**Objective:** Each line from the beginning of the data below through the line containing "color='#f00000', lw=lw, label=labels[3])" should be repeated exactly, please.
====== Data shown ======
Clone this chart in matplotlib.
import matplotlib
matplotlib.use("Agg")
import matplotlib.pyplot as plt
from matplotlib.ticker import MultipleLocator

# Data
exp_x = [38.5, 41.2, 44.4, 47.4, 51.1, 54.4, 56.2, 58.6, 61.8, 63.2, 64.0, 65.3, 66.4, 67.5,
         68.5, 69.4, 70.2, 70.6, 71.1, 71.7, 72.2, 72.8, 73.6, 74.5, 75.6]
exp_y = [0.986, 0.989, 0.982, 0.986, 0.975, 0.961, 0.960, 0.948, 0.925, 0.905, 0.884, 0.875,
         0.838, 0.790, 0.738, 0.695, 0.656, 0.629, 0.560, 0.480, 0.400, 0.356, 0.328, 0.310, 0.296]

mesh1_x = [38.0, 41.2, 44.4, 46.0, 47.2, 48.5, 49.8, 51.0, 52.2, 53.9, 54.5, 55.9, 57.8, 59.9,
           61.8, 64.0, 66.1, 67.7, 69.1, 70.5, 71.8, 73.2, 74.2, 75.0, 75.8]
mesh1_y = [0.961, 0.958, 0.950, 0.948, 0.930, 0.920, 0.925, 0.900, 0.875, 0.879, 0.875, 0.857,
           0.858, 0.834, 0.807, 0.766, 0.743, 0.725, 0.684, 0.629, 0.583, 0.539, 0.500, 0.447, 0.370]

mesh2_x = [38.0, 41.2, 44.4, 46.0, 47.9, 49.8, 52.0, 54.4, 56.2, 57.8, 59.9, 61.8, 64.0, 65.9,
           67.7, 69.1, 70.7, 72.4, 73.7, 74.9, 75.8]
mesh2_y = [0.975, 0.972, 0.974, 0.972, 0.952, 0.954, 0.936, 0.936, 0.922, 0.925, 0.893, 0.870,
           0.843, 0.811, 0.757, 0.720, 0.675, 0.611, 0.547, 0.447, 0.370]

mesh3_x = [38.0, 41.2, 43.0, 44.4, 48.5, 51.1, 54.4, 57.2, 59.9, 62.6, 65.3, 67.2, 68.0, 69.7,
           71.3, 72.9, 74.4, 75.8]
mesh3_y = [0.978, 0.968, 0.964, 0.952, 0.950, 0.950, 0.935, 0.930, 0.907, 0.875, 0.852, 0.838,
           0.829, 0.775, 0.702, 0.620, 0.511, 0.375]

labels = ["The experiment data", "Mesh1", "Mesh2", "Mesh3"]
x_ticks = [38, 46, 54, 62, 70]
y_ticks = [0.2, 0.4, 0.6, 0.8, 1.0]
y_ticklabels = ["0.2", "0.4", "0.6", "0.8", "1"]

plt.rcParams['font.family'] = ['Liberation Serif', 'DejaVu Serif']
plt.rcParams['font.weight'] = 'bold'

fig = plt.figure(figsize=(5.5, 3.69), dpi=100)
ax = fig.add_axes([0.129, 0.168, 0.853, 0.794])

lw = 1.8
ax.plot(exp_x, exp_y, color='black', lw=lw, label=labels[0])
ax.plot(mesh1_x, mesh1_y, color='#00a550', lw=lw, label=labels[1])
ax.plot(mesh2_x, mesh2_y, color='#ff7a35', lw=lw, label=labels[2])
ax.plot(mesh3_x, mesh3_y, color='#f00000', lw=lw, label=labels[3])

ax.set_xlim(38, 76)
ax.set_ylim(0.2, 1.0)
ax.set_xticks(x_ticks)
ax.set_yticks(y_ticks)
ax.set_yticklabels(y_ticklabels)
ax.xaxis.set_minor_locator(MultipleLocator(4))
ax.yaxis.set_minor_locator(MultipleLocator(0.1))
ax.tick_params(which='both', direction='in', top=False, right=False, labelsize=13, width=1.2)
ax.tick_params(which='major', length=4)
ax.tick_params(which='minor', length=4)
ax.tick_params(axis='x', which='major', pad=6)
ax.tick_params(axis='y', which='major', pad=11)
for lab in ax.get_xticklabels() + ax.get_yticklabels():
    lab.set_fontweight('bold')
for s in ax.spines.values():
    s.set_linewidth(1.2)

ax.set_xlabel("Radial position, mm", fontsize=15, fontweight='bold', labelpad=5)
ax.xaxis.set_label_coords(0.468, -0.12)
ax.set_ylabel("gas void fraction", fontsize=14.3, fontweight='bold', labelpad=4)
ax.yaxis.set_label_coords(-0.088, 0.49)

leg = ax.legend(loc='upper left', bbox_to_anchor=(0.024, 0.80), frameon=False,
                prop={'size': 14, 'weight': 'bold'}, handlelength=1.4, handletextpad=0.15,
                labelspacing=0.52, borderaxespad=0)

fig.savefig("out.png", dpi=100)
======
**Task solution:**
Clone this chart in matplotlib.
import matplotlib
matplotlib.use("Agg")
import matplotlib.pyplot as plt
from matplotlib.ticker import MultipleLocator

# Data
exp_x = [38.5, 41.2, 44.4, 47.4, 51.1, 54.4, 56.2, 58.6, 61.8, 63.2, 64.0, 65.3, 66.4, 67.5,
         68.5, 69.4, 70.2, 70.6, 71.1, 71.7, 72.2, 72.8, 73.6, 74.5, 75.6]
exp_y = [0.986, 0.989, 0.982, 0.986, 0.975, 0.961, 0.960, 0.948, 0.925, 0.905, 0.884, 0.875,
         0.838, 0.790, 0.738, 0.695, 0.656, 0.629, 0.560, 0.480, 0.400, 0.356, 0.328, 0.310, 0.296]

mesh1_x = [38.0, 41.2, 44.4, 46.0, 47.2, 48.5, 49.8, 51.0, 52.2, 53.9, 54.5, 55.9, 57.8, 59.9,
           61.8, 64.0, 66.1, 67.7, 69.1, 70.5, 71.8, 73.2, 74.2, 75.0, 75.8]
mesh1_y = [0.961, 0.958, 0.950, 0.948, 0.930, 0.920, 0.925, 0.900, 0.875, 0.879, 0.875, 0.857,
           0.858, 0.834, 0.807, 0.766, 0.743, 0.725, 0.684, 0.629, 0.583, 0.539, 0.500, 0.447, 0.370]

mesh2_x = [38.0, 41.2, 44.4, 46.0, 47.9, 49.8, 52.0, 54.4, 56.2, 57.8, 59.9, 61.8, 64.0, 65.9,
           67.7, 69.1, 70.7, 72.4, 73.7, 74.9, 75.8]
mesh2_y = [0.975, 0.972, 0.974, 0.972, 0.952, 0.954, 0.936, 0.936, 0.922, 0.925, 0.893, 0.870,
           0.843, 0.811, 0.757, 0.720, 0.675, 0.611, 0.547, 0.447, 0.370]

mesh3_x = [38.0, 41.2, 43.0, 44.4, 48.5, 51.1, 54.4, 57.2, 59.9, 62.6, 65.3, 67.2, 68.0, 69.7,
           71.3, 72.9, 74.4, 75.8]
mesh3_y = [0.978, 0.968, 0.964, 0.952, 0.950, 0.950, 0.935, 0.930, 0.907, 0.875, 0.852, 0.838,
           0.829, 0.775, 0.702, 0.620, 0.511, 0.375]

labels = ["The experiment data", "Mesh1", "Mesh2", "Mesh3"]
x_ticks = [38, 46, 54, 62, 70]
y_ticks = [0.2, 0.4, 0.6, 0.8, 1.0]
y_ticklabels = ["0.2", "0.4", "0.6", "0.8", "1"]

plt.rcParams['font.family'] = ['Liberation Serif', 'DejaVu Serif']
plt.rcParams['font.weight'] = 'bold'

fig = plt.figure(figsize=(5.5, 3.69), dpi=100)
ax = fig.add_axes([0.129, 0.168, 0.853, 0.794])

lw = 1.8
ax.plot(exp_x, exp_y, color='black', lw=lw, label=labels[0])
ax.plot(mesh1_x, mesh1_y, color='#00a550', lw=lw, label=labels[1])
ax.plot(mesh2_x, mesh2_y, color='#ff7a35', lw=lw, label=labels[2])
ax.plot(mesh3_x, mesh3_y, color='#f00000', lw=lw, label=labels[3])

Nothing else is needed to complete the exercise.